Sovrano su tutto è il limone, quello “sfusato” amalfitano dal sapore e profumo unico, non percepibile in altre analoghe produzioni mondiali. Un progetto, dunque, ampio, articolato, forse difficile, che non vuole essere solo investimento di fondi, ma che vuole soprattutto recuperare, coinvolgendo tutte le parti territoriali per una nuova frontiera del paesaggio. E’ questo un territorio chesi caratterizza per l’abbondante presenza di sorgenti che hanno posto le basi per una perfetta simbiosi tra le attività dell’uomo e la natura, un patrimonio culturale di inestimabile valore materiale e immateriale.
Il Geo–Archeo–Trekking
Intanto l’Archeoclub d’Italia già lancia una nuova sfida: il Geo–Archeo–Trekking «un nuovo modo di leggere il territorio – dichiara Rosario Santanastasio, Presidente Nazionale di Archeoclub d’Italia – ma soprattutto di andare a conoscerlo anche negli aspetti geologici ed archeologici. Questa è la nuova frontiera del turismo all’aria aperta che sarà quello prediletto da qui a qualche mese».

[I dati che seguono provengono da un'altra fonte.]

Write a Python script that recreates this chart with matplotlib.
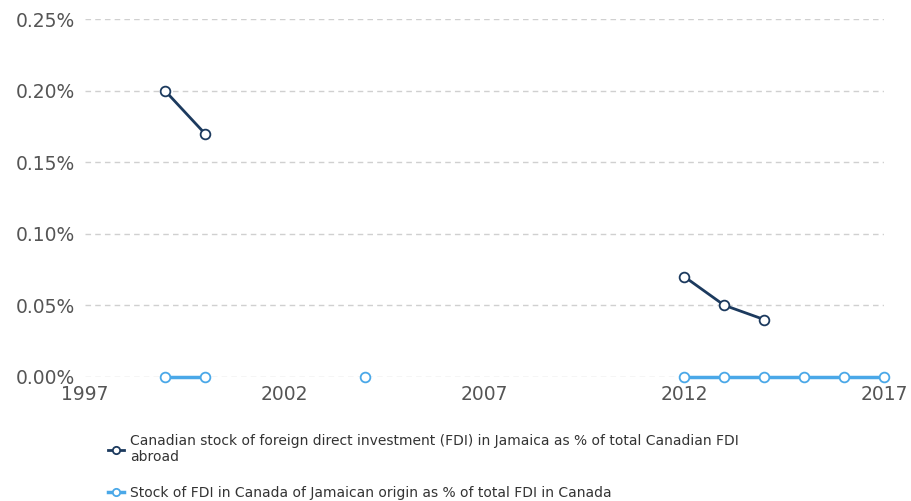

E qualche giorno fa, in occasione dell’ultima giornata mondiale per la Terra, il geologo Endro Martini, Presidente di Italy Water Forum 2024, Comitato promotore per la candidatura dell’Italia a sede del Decimo Forum Mondiale dell’Acqua, ha affermato: «L’Italia è laboratorio dei cambiamenti climatici, di innovazione sulla risorsa acqua e anche di formazione. Alla vigilia della Giornata Mondiale della Terra rendiamo nota una storia importante. In Costiera Amalfitana recuperando le canalizzazioni costruite dagli arabi hanno creato un sistema idrico fatto di vasche e canali per non buttare l’acqua. E la storia sta conquistando la stampa internazionale»
Alla luce di quanto sopra, giusto appare quanto sostiene Francesco Finocchiaro, responsabile nazionale del Dipartimento Architettura di Archeoclub d’Italia: «Il punto di partenza è l’incontro; il sentiero da percorrere, la condivisione; gli attrezzi da lavoro, il progetto; la meta, la felicità dell’uomo».